If your CMK is unreachable, check the following:
- Verify the key is still enabled in your cloud provider KMS.
- Verify the role or account used to access the key still has valid permissions.
- Verify the credentials or access key are still valid, and generate new credentials if needed.
Refer to Encryption at rest.
Fix CPU alerts
YugabyteDB Aeon sends a notification when CPU use on any node in the cluster exceeds the threshold, as follows:
- Node CPU use exceeds 70% on average for at least 5 minutes (Warning).
- Node CPU use exceeds 90% on average for at least 5 minutes (Severe).
If your cluster experiences frequent spikes in CPU use, consider optimizing your workload.
Unoptimized queries can lead to CPU alerts. Use the Slow Queries and Live Queries views to identify potentially problematic queries, then use the EXPLAIN statement to see the query execution plan and identify optimizations. Consider adding one or more indexes to improve query performance. For more information, refer to Analyzing Queries with EXPLAIN.
High CPU use could also indicate a problem and may require debugging by Yugabyte Support.

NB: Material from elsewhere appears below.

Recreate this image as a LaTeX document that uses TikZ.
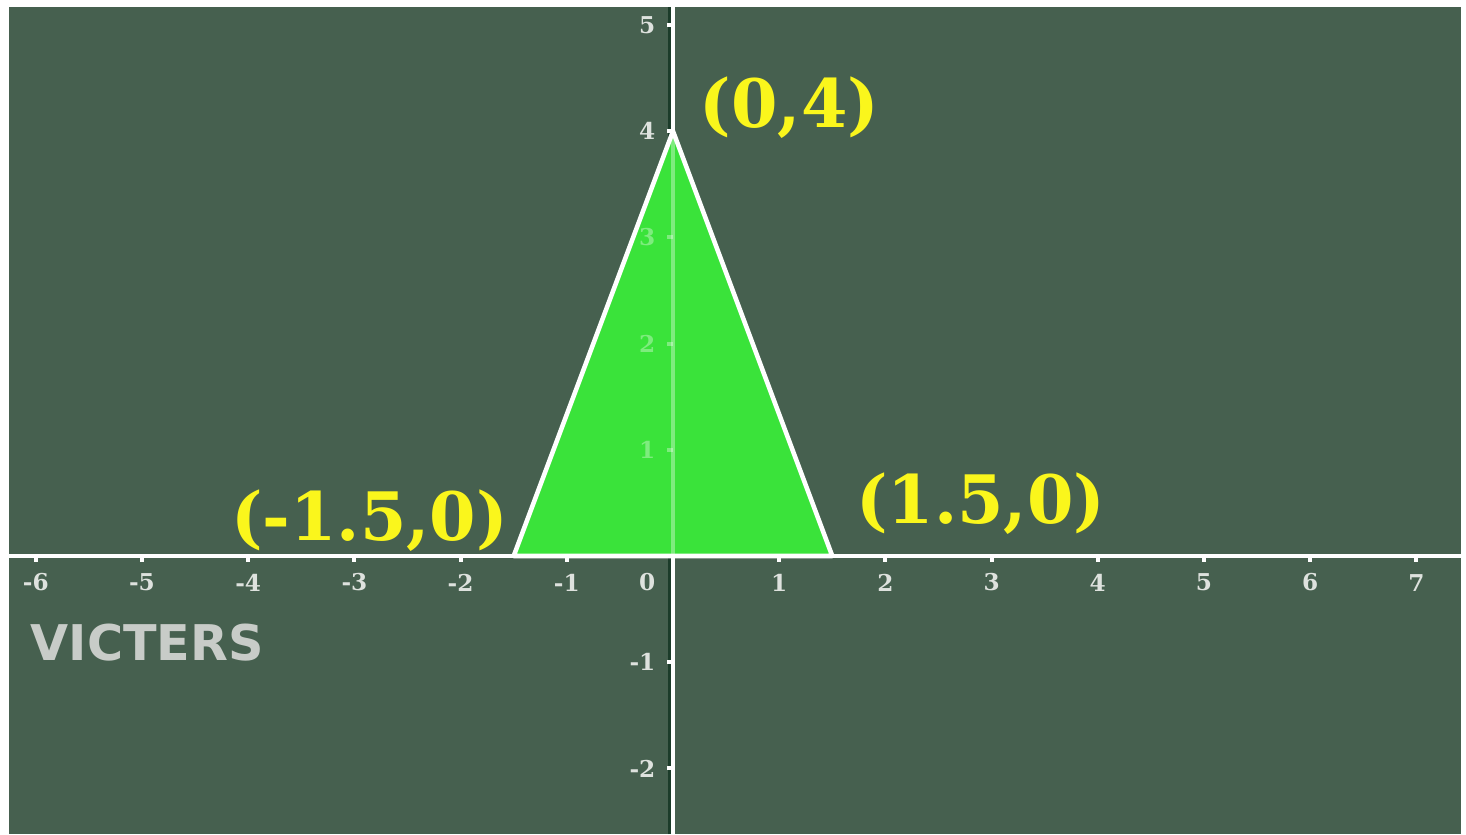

If CPU use is continuously higher than 80%, your workload may also exceed the capacity of your cluster. Consider scaling your cluster vertically by adding vCPUs to increase capacity per node, or horizontally by adding nodes to reduce the load per node. Refer to Scale and configure clusters.
Billing alerts
Billing alerts trigger for the following events:
Alert | Response |
---|---|
Invoice payment failure | Check with your card issuer to ensure that your card is still valid and has not exceeded its limit. Alternatively, you can add another credit card to your billing profile. |
Credit usage exceeds the 50%, 75%, and 90% limit | Add a credit card to your billing profile, or contact Yugabyte Support. |
Credit card expiring within 3 months | Add a new credit card. |
For information on adding credit cards and managing your billing profile, refer to Manage your billing profile and payment method.